It’s not just people and pampered housecats that benefit from a warm blanket in the winter, plants appreciate one too – especially those that are adapted to gentler climates. This past spring, we witnessed some surprising plant survival stories as a result of the protective blanket of deep snow that persisted through most of last winter. In my yard, parsley and gladiolus returned for an unexpected repeat performance. There’s still time to prevent cold injury to marginally-hardy plants, using a man-made version of the “blanket” principle, since we can’t count on a continuous cover of deep snow like last year’s. The easiest and cheapest method is to rake up some oak leaves and use them for insulation. Oak leaves are preferred because they are sturdier and have less of a tendency than more delicate deciduous leaves to pack down over time. An old-fashioned nurseryman’s trick is to fill a peach basket with oak leaves, turn it upside-down on the plant to protect, and weigh it down with a brick or stone placed on top. Obviously, this will only work on plants small enough to fit under a peach basket. I’ve overwintered a rosemary plant in my Zone 6 garden for more than 10 years using this method. Now that the plant is large, I surround it with a hoop of chicken wire and simply fill the hoop with oak leaves. This variation will accommodate larger perennials and small shrubs, buying you protection a full zone warmer than where you are.

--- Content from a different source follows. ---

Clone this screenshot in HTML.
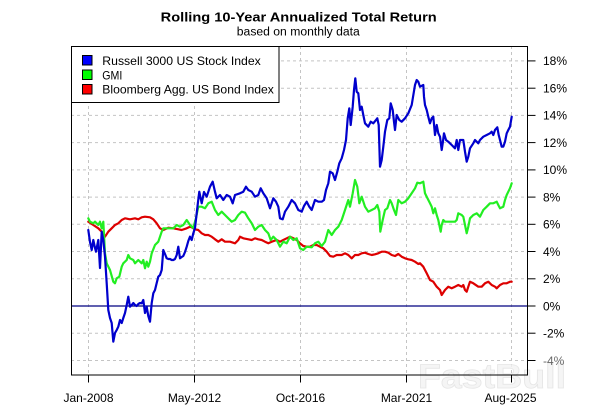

Wrapping larger plants, such as fig, with insulating material (burlap or other fabric) will help them survive the winter in the milder areas of the state (Fairfield County and the Connecticut River Valley). Wrapping is also a good practice for evergreens that were planted in the fall or are exposed to windy sites; both conditions make these shrubs vulnerable to winter desiccation. Avoid plastic as a wrap material; it can create a greenhouse effect on sunny days which could cause the plant to lose dormancy, making it vulnerable to cold damage. To avoid this, protection must be removed toward the end of the winter while the weather is still cold. It may be necessary to replace the covering quickly if late, extremely cold weather is expected.
An easier option may be to grow marginally-hardy plants in a container and once they’re dormant, move them into a garage or cellar with a temperature consistently close to freezing. Occasional light watering is the only care necessary until it’s time to move the plant back outside in the spring. Oleander and geranium (Pelargonium) can also be overwintered this way.
Plants that produce bulbs, corms, rhizomes and tubers when dormant (but aren’t hardy in our area) can be stored for the winter and replanted in the spring. The most common (and rewarding) are:
Gladiolus
Loosen the soil around the base of the plant with a garden fork. This late in the season, the leaves will probably fall away from the corm easily, so a little fishing in the soil may be necessary. Let the corms dry indoors on newspaper or screen for a few days. The cormels (babies) can be removed from the corm and saved for additional stock. Store the dried corms in paper bags or onion sacks. Label the bags and hang them in a cool, 40-50 degree dry location, away from marauding rodents, until spring.
If gladiolus is grown in a cluster, it may be worthwhile experimenting with a deep mulch of leaves for winter protection. The first year, do this with a few glads that you’re willing to risk losing.
Dahlia
Dig dahlia clumps carefully, as tubers break easily. Allow the clump to dry on sheets of newspaper or cardboard. Pack the tubers in dry sand, peat moss, wood chips or granular vermiculite. A storage temperature of about 45 degrees is ideal. Small tubers can be kept in a zip lock bag or wrapped in plastic in the vegetable bin of your refrigerator. Check periodically for rot. A dusting of sulfur will help to prevent bacteria or mold from developing.
Canna
To store cannas for the winter, use the same process as for dahlias. Unlike gladiolas, which should be stored cool and dry, the rhizomes of dahlia and canna need to retain some moisture; they should not be allowed to dry and shrivel during storage.
Before the fierce winds of winter begin to blow, protect those perennials and shrubs that may benefit from a blanket. If the ground isn’t frozen, glads, cannas and dahlias can still be lifted. Seize the moment!
James McInnis
December 22, 2011 at 1:59 pm
I had read that if the burlap around evergreens is in contact with the leaves, it actually wicks moisture away from the plant, defeating the purpose of wrapping them at all. Have you experienced that? Any studies done to test wrapping in burlap?
December 27, 2011 at 2:49 pm
It’s an interesting concept; I’d like to see a full explanation. I would think that the extremely slow winter rate of transpiration, the percentage of foliage in direct contact with the burlap, immobility of frozen water and presence of trapped moisture inside the wrapping would render any wicking action insignificant, but I know of no research to back this up. If wicking moisture is indeed a risk, wrapping too early or removing the wrapping too late (when the plant is actively transpiring) would exacerbate the problem. My personal experience is that vulnerable species seem to fare better with wrapping.